Jeremie Miller developed the original Jabber server back in 1998. Now the project has reached critical mass. Notable is the wide number of different server and client formulations that support XMPP. Jabber.com sells a commercial license, along with a combination of General Public License-based licensed servers and other commercial versions. The project has supported the efforts of dozens of different client implementations. Last year, support reached a new milestone with Google Talk and the Gizmo Project using those protocols.
At the heart of XMPP are the XML document markup standards. Application developers can manipulate their documents as part of chat sessions, such as acting on a particular purchase order or invoice, and have chat sessions produce various kinds of structured documents. "This is the wave of the future, where we are going beyond just plain text chats and doing more structured information management," said Jabber's Saint-Andre.
Complementing the standards efforts is other work to extend basic IM functionality into new areas, including group chats and support for multiple IM identities, along with the ability to interoperate across various private and public networks. Among those with clients or working on clients are Jabber, Microsoft's Live Messenger, Lotus' Sametime, Reuters, Yahoo's Messenger, Apple's iChat AV, and AOL.
Also of note is the work at VoIP powerhouse Skype, which earlier this fall added group chat features to its Windows-based IM software. What makes all these efforts possible is a relatively simple protocol structure and easy-to-assemble building block pieces that make up each IM and chat application.
Easy Support
Perhaps the most welcome advantage for IT personnel is that chat is relatively simple to administer. "Managing chat is much like managing an IM system, and deployment is very easy," said Nick Fera, the CEO of Parlano, who sells a chat application called MindAlign. "You need to establish ethical walls and compliance rules, but otherwise, it fits in real easy from an IT perspective."
More of the IM vendors such as AOL, Microsoft, and Lotus have begun to open their programming interfaces to enable businesses to build presence-aware applications. Lotus' Sametime, for example, is now entirely based on IBM's Eclipse open source software, making it easier for developers to extend its functionality.
Another example is Connectria, a Lotus Sametime partner that has worked on extensions to Sametime that literally map where particular staffers are in the world. "You can quickly look up someone's job position in the company," said Chris Miller, an analyst with the developer. "It cuts down the time to find someone for a particular job or task."
Other business IT departments are finding new ways to incorporate chats and presence-awareness into their existing applications, such as sales force and training applications.
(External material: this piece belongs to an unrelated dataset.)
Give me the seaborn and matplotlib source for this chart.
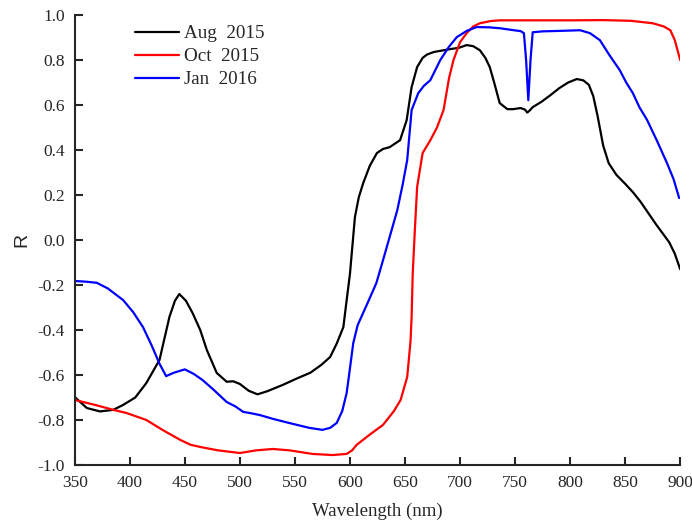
# Reflectance spectra for three sampling dates
import pandas as pd
import numpy as np
import matplotlib
matplotlib.use('Agg')
import matplotlib.pyplot as plt
import seaborn as sns

# Aug 2015 (black)
aug_wl = [350, 361, 373, 385, 394, 405, 415, 427, 436, 441, 445, 451, 457, 464, 470, 479, 488, 494, 500, 508, 516,
          525, 539, 552, 564, 574, 582, 588, 594, 597, 600, 604.5, 608, 612, 618, 624.5, 630, 636, 645.5, 651.5, 656,
          661, 666, 670, 676, 684, 691, 699, 706, 712, 718, 723, 727, 731, 736, 743, 748, 755, 759, 761, 763,
          766, 774, 782, 790, 798, 806, 812, 817, 821, 825, 830, 835, 842, 850, 857, 864, 871, 878, 884, 890,
          895, 900]
aug_r = [-0.698, -0.747, -0.762, -0.755, -0.733, -0.70, -0.636, -0.533, -0.342, -0.27, -0.24, -0.27, -0.324, -0.40, -0.489, -0.591, -0.63, -0.628, -0.64, -0.67, -0.686,
         -0.672, -0.644, -0.615, -0.59, -0.555, -0.52, -0.46, -0.387, -0.267, -0.15, 0.102, 0.19, 0.253, 0.33, 0.387, 0.405, 0.413, 0.444, 0.533, 0.68,
         0.769, 0.81, 0.825, 0.836, 0.843, 0.849, 0.855, 0.867, 0.862, 0.844, 0.81, 0.769, 0.70, 0.609, 0.582, 0.582, 0.587, 0.58, 0.567, 0.575,
         0.591, 0.615, 0.644, 0.675, 0.70, 0.716, 0.71, 0.69, 0.64, 0.55, 0.42, 0.342, 0.29, 0.25, 0.213, 0.17, 0.12, 0.07, 0.03, -0.01,
         -0.06, -0.13]

# Oct 2015 (red)
oct_wl = [350, 370, 385, 397, 415, 430, 446, 455, 464, 480, 500, 515, 530, 545, 566, 584, 597, 602, 606, 618,
          630, 640, 646, 652, 655, 656, 657, 659, 661, 666, 673, 679, 685, 690, 694, 700, 706, 712, 718, 728,
          736, 760, 780, 800, 830, 855, 875, 885, 891, 895, 900]
oct_r = [-0.711, -0.735, -0.755, -0.769, -0.80, -0.845, -0.889, -0.91, -0.92, -0.935, -0.947, -0.935, -0.929, -0.935, -0.951, -0.956, -0.951, -0.935, -0.911, -0.865,
         -0.822, -0.76, -0.711, -0.609, -0.45, -0.342, -0.15, 0.05, 0.236, 0.387, 0.444, 0.50, 0.578, 0.72, 0.80, 0.88, 0.92, 0.95, 0.964, 0.974,
         0.977, 0.977, 0.977, 0.977, 0.978, 0.975, 0.964, 0.95, 0.933, 0.89, 0.80]

# Jan 2016 (blue)
jan_wl = [350, 360, 370, 380, 394, 403, 412, 420, 427, 433, 440, 450, 458, 466, 476, 488, 496, 503, 510, 518,
          530, 542, 552, 563, 575, 582, 588, 593, 597, 600, 603, 607, 616, 624, 630, 637, 643, 648, 652, 656,
          662, 667, 673, 682, 690, 697, 706, 715, 726, 736, 746, 755, 758, 760, 762, 764, 766, 775, 790, 809,
          818, 827, 836, 845, 851, 857, 863, 870, 879, 888, 894, 899]
jan_r = [-0.182, -0.185, -0.19, -0.215, -0.267, -0.32, -0.387, -0.47, -0.55, -0.605, -0.59, -0.575, -0.595, -0.622, -0.665, -0.72, -0.74, -0.764, -0.77, -0.778,
         -0.795, -0.81, -0.822, -0.835, -0.844, -0.835, -0.813, -0.76, -0.68, -0.57, -0.458, -0.378, -0.28, -0.191, -0.09, 0.03, 0.133, 0.25, 0.356, 0.578,
         0.653, 0.685, 0.711, 0.80, 0.86, 0.902, 0.93, 0.947, 0.946, 0.942, 0.935, 0.929, 0.92, 0.80, 0.622, 0.80, 0.924, 0.928, 0.93, 0.933,
         0.92, 0.889, 0.82, 0.756, 0.70, 0.653, 0.59, 0.533, 0.44, 0.342, 0.27, 0.187]

labels = ['Aug  2015', 'Oct  2015', 'Jan  2016']
colors = ['black', '#ff0000', '#0000ff']
y_ticks = [-1.0, -0.8, -0.6, -0.4, -0.2, 0.0, 0.2, 0.4, 0.6, 0.8, 1.0]
y_ticklabels = ['-1.0', '-0.8', '-0.6', '-0.4', '-0.2', '0.0', '0.2', '0.4', '0.6', '0.8', '1.0']

# long format dataframe for seaborn
frames = []
for lab, wl, r in zip(labels, [aug_wl, oct_wl, jan_wl], [aug_r, oct_r, jan_r]):
    frames.append(pd.DataFrame({'wavelength': wl, 'R': r, 'date': lab}))
df = pd.concat(frames, ignore_index=True)

sns.set_style('ticks')
plt.rcParams['font.family'] = ['Liberation Serif', 'DejaVu Serif']

fig = plt.figure(figsize=(6.92, 5.23), dpi=100)
ax = fig.add_axes([0.108, 0.111, 0.875, 0.86])

sns.lineplot(data=df, x='wavelength', y='R', hue='date', hue_order=labels,
             palette=dict(zip(labels, colors)), estimator=None, sort=False,
             linewidth=1.6, ax=ax)

ax.set_xlim(350, 900)
ax.set_ylim(-1.0, 1.0)
ax.set_xticks(np.arange(350, 901, 50))
ax.set_yticks(y_ticks)
ax.set_yticklabels(y_ticklabels)
ax.tick_params(direction='in', length=6, width=1.5, labelsize=12.5, pad=7)

for s in ['top', 'right']:
    ax.spines[s].set_visible(False)
for s in ['left', 'bottom']:
    ax.spines[s].set_linewidth(1.5)

ax.set_xlabel('Wavelength (nm)', fontsize=13.5, labelpad=9)
ax.set_ylabel('R', fontsize=14, family=['Liberation Sans', 'DejaVu Sans'], labelpad=5)

leg = ax.legend(loc='upper left', frameon=False, fontsize=13.7, handlelength=2.3,
                handletextpad=0.3, labelspacing=0.3, borderaxespad=0.0,
                bbox_to_anchor=(0.087, 0.995))

plt.savefig('out.png', dpi=100)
They're finding chat is easy to adopt, adapt, and support, and they can start up chat channels through which each project team can collaborate. Supporting chat servers is similar to supporting other communications servers, such as those for e-mail, and the chat system can be deployed as an internal support tool to help answer IT-related questions and leverage already-stretched IT staffers.
Chat also is a fairly lightweight application. "It isn't another system or a standalone application that IT needs to train people on or integrate into other systems, or something that I have to force people to use," said Saint-Andre. "It is a natural way to talk and easy to build on."
One illustration of this is with the automotive company Reynolds and Reynolds. It uses Jabber servers to monitor the status its own software at numerous automotive dealerships around the world. The IT department at Reynolds can quickly see if the software is down and take steps to get it working again.
Accredited Home Lenders is using online chat sessions to provide its loan brokers a secure and reliable means of communicating in real time with loan specialists to resolve issues with loan applications. And Ecreation built a virtual disk jockey for a Dutch radio station that also broadcasts over the Internet, allowing the station to take requests from listeners around the world via Microsoft's IM network.
Finally, Microsoft is encouraging future developments and interoperability. The company has come out with a new version of its Live Communications Server that can be easily extended by many partners and commercial software vendors to support chat applications. It also supports the Session Initiation Protocol, or SIP, that can be incorporated in many other chat systems, such as Parlano's.
Growing Popularity
With such obvious, myriad benefits, the question arises as to why chat hasn't become more accepted by business IT departments.
- For one, many companies are still stumbling over how to best support IM access to their staff and control its adoption across the company. "We get lots of calls from potential customers asking us about group chat about three to four months after they have adopted enterprise IM," said Parlano's Fera. "It helps to have some IM experience before getting into group chat products."
- To be effective, online chat programs need to be closely tied to an organization's directory structure, whether that is Active Directory, LDAP, or some other mechanism, and that can take some integration and maintenance work.
- Companies that haven't practiced good directory hygiene -- pruning terminated employees from their directories, for example -- or that don't have various organizational units reflected in their directory structure, will find it rough going to implement effective group chat and IM networks.
- Fourth, group chat is best implemented on a departmental or project-team pilot, rolled out slowly, and used for a particular purpose. So picking the right pilot project and chat champion is often crucial for chat's ultimate success.
- Finally, there are several different chat approaches that have been taken by the software community: hosted or dedicated servers, threaded discussions or open chat rooms, and support for multiple project teams, file sharing repositories, and news aggregators. IT departments need to understand these approaches before picking the right chat application. See the "Questions To Ask" sidebar to help choose the right path.
- All told, chat continues to be on the rise, and companies such as Parlano, Jive, Jabber, and Reuters have seen growth spurts in their installed base during the past year, largely because once chat enters a company, it grows quickly and takes hold. Parlano's Fera said, "Our application is the first one that they turn on, and the last one that they turn off at night."